=== Instructions to follow ===
Make an exact copy of all the material below, apart from the pictures.

=== Source data ===
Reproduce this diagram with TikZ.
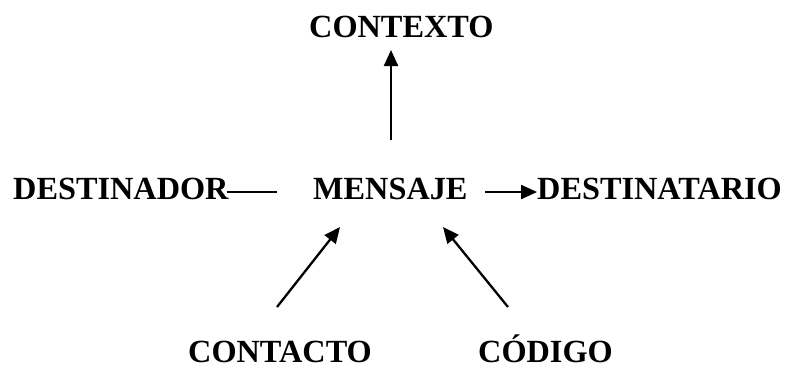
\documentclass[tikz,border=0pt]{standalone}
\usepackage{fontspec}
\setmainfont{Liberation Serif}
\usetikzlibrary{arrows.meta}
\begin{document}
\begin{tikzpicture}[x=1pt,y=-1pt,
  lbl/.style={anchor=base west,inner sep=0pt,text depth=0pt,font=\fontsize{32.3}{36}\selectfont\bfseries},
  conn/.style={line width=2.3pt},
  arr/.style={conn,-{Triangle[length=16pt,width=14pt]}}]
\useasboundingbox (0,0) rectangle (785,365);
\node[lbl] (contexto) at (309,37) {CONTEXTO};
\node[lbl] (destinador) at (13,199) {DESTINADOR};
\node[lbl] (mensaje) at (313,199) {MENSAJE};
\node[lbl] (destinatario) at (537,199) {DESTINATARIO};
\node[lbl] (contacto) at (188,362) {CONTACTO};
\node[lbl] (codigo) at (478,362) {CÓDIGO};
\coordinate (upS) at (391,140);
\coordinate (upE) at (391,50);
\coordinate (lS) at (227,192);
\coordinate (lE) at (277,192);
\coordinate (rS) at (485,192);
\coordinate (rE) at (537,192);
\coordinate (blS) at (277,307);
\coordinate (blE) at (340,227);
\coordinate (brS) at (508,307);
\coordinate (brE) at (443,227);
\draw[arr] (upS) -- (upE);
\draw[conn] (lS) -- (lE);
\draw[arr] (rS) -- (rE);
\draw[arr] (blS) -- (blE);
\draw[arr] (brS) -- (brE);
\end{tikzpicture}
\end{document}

=== Correct result ===
Reproduce this diagram with TikZ.
\documentclass[tikz,border=0pt]{standalone}
\usepackage{fontspec}
\setmainfont{Liberation Serif}
\usetikzlibrary{arrows.meta}
\begin{document}
\begin{tikzpicture}[x=1pt,y=-1pt,
  lbl/.style={anchor=base west,inner sep=0pt,text depth=0pt,font=\fontsize{32.3}{36}\selectfont\bfseries},
  conn/.style={line width=2.3pt},
  arr/.style={conn,-{Triangle[length=16pt,width=14pt]}}]
\useasboundingbox (0,0) rectangle (785,365);
\node[lbl] (contexto) at (309,37) {CONTEXTO};
\node[lbl] (destinador) at (13,199) {DESTINADOR};
\node[lbl] (mensaje) at (313,199) {MENSAJE};
\node[lbl] (destinatario) at (537,199) {DESTINATARIO};
\node[lbl] (contacto) at (188,362) {CONTACTO};
\node[lbl] (codigo) at (478,362) {CÓDIGO};
\coordinate (upS) at (391,140);
\coordinate (upE) at (391,50);
\coordinate (lS) at (227,192);
\coordinate (lE) at (277,192);
\coordinate (rS) at (485,192);
\coordinate (rE) at (537,192);
\coordinate (blS) at (277,307);
\coordinate (blE) at (340,227);
\coordinate (brS) at (508,307);
\coordinate (brE) at (443,227);
\draw[arr] (upS) -- (upE);
\draw[conn] (lS) -- (lE);
\draw[arr] (rS) -- (rE);
\draw[arr] (blS) -- (blE);
\draw[arr] (brS) -- (brE);
\end{tikzpicture}
\end{document}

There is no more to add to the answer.